## Written task
Pictures do not belong in your copy. Repeat all the other data exactly.

# # #

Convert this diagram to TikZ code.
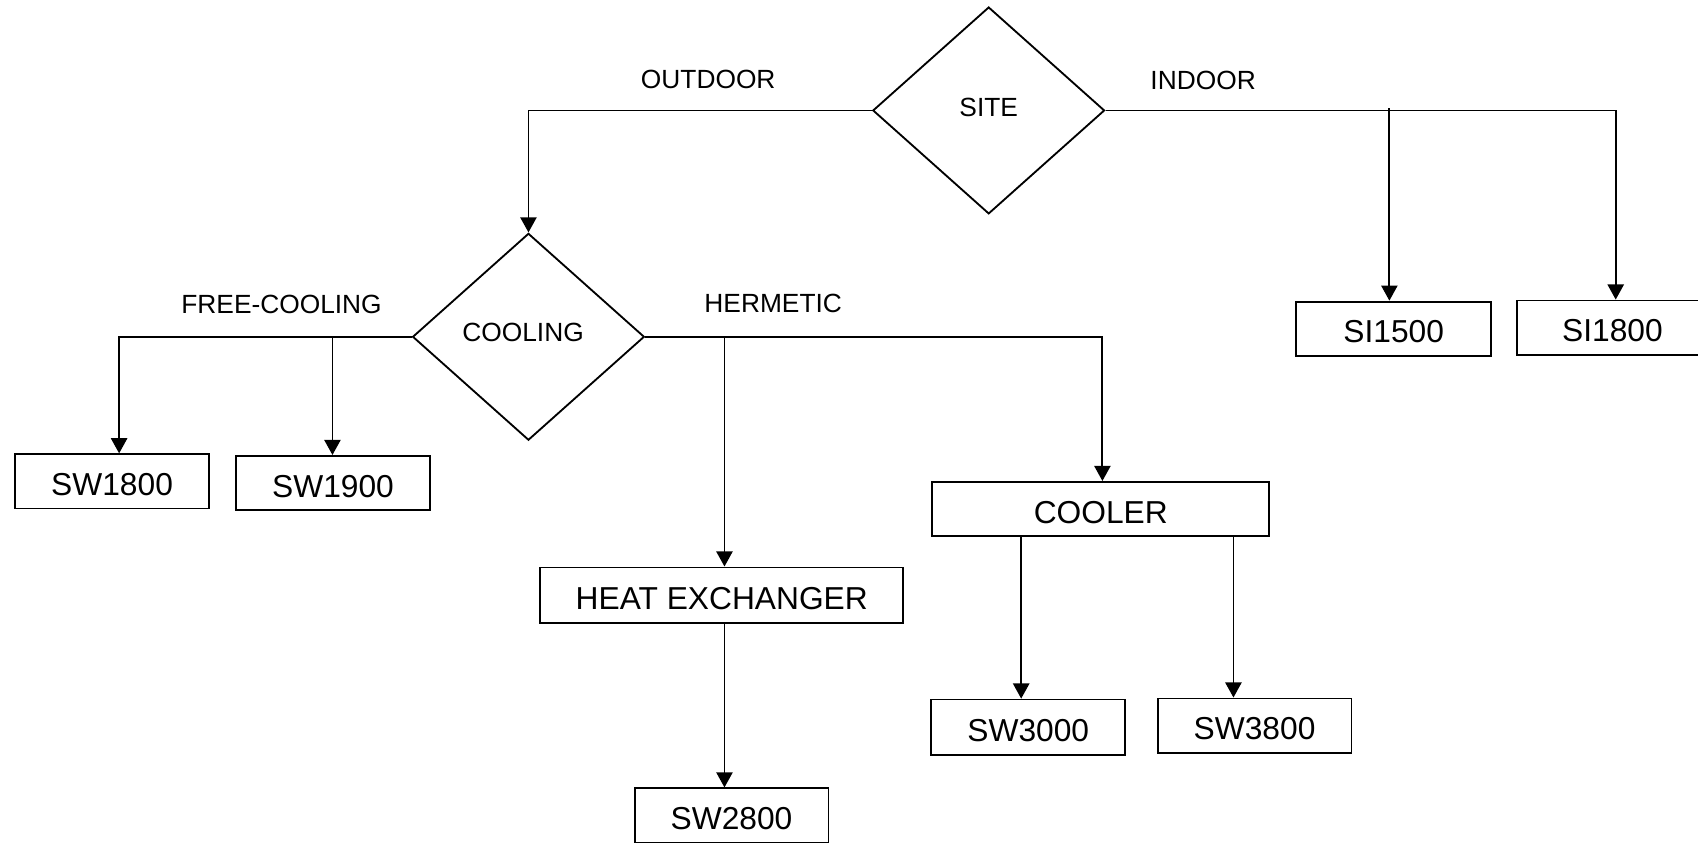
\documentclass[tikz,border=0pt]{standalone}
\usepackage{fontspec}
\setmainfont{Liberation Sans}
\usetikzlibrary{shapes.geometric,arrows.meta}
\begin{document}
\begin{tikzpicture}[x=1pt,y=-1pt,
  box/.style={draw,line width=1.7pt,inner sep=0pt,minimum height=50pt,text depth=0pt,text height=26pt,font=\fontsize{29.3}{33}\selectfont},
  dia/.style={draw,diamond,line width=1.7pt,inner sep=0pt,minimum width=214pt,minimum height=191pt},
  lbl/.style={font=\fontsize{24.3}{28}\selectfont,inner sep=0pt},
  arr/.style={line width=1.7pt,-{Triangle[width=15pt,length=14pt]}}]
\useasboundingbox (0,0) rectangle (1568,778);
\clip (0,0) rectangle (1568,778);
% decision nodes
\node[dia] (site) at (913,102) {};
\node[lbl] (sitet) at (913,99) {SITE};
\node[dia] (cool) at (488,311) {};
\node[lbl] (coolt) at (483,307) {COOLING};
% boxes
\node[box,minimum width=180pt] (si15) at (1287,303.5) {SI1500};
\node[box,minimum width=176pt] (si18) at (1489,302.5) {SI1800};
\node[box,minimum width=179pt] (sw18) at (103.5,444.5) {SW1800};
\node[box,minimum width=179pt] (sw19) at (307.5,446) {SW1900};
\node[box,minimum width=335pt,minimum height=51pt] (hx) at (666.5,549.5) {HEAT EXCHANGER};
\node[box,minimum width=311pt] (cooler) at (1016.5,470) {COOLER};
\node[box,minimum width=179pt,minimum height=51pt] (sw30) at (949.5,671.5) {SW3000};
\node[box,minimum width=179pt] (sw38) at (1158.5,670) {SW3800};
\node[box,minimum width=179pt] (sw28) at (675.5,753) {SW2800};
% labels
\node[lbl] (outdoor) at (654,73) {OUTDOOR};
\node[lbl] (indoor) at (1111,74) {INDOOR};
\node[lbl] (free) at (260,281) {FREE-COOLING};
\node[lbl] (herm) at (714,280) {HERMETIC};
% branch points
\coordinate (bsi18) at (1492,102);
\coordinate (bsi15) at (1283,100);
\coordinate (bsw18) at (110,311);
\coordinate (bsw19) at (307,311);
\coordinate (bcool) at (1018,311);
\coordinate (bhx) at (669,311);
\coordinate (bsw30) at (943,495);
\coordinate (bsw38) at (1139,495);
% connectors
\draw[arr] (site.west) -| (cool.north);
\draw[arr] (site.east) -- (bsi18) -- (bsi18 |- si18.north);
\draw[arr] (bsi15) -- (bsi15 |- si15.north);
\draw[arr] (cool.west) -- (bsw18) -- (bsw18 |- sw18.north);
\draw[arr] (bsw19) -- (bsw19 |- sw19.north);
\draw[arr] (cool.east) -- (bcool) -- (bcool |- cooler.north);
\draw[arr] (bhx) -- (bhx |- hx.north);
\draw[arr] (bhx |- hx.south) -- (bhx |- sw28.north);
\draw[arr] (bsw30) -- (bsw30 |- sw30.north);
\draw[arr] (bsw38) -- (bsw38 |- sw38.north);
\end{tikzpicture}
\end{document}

# # #

## Final answer
Convert this diagram to TikZ code.
\documentclass[tikz,border=0pt]{standalone}
\usepackage{fontspec}
\setmainfont{Liberation Sans}
\usetikzlibrary{shapes.geometric,arrows.meta}
\begin{document}
\begin{tikzpicture}[x=1pt,y=-1pt,
  box/.style={draw,line width=1.7pt,inner sep=0pt,minimum height=50pt,text depth=0pt,text height=26pt,font=\fontsize{29.3}{33}\selectfont},
  dia/.style={draw,diamond,line width=1.7pt,inner sep=0pt,minimum width=214pt,minimum height=191pt},
  lbl/.style={font=\fontsize{24.3}{28}\selectfont,inner sep=0pt},
  arr/.style={line width=1.7pt,-{Triangle[width=15pt,length=14pt]}}]
\useasboundingbox (0,0) rectangle (1568,778);
\clip (0,0) rectangle (1568,778);
% decision nodes
\node[dia] (site) at (913,102) {};
\node[lbl] (sitet) at (913,99) {SITE};
\node[dia] (cool) at (488,311) {};
\node[lbl] (coolt) at (483,307) {COOLING};
% boxes
\node[box,minimum width=180pt] (si15) at (1287,303.5) {SI1500};
\node[box,minimum width=176pt] (si18) at (1489,302.5) {SI1800};
\node[box,minimum width=179pt] (sw18) at (103.5,444.5) {SW1800};
\node[box,minimum width=179pt] (sw19) at (307.5,446) {SW1900};
\node[box,minimum width=335pt,minimum height=51pt] (hx) at (666.5,549.5) {HEAT EXCHANGER};
\node[box,minimum width=311pt] (cooler) at (1016.5,470) {COOLER};
\node[box,minimum width=179pt,minimum height=51pt] (sw30) at (949.5,671.5) {SW3000};
\node[box,minimum width=179pt] (sw38) at (1158.5,670) {SW3800};
\node[box,minimum width=179pt] (sw28) at (675.5,753) {SW2800};
% labels
\node[lbl] (outdoor) at (654,73) {OUTDOOR};
\node[lbl] (indoor) at (1111,74) {INDOOR};
\node[lbl] (free) at (260,281) {FREE-COOLING};
\node[lbl] (herm) at (714,280) {HERMETIC};
% branch points
\coordinate (bsi18) at (1492,102);
\coordinate (bsi15) at (1283,100);
\coordinate (bsw18) at (110,311);
\coordinate (bsw19) at (307,311);
\coordinate (bcool) at (1018,311);
\coordinate (bhx) at (669,311);
\coordinate (bsw30) at (943,495);
\coordinate (bsw38) at (1139,495);
% connectors
\draw[arr] (site.west) -| (cool.north);
\draw[arr] (site.east) -- (bsi18) -- (bsi18 |- si18.north);
\draw[arr] (bsi15) -- (bsi15 |- si15.north);
\draw[arr] (cool.west) -- (bsw18) -- (bsw18 |- sw18.north);
\draw[arr] (bsw19) -- (bsw19 |- sw19.north);
\draw[arr] (cool.east) -- (bcool) -- (bcool |- cooler.north);
\draw[arr] (bhx) -- (bhx |- hx.north);
\draw[arr] (bhx |- hx.south) -- (bhx |- sw28.north);
\draw[arr] (bsw30) -- (bsw30 |- sw30.north);
\draw[arr] (bsw38) -- (bsw38 |- sw38.north);
\end{tikzpicture}
\end{document}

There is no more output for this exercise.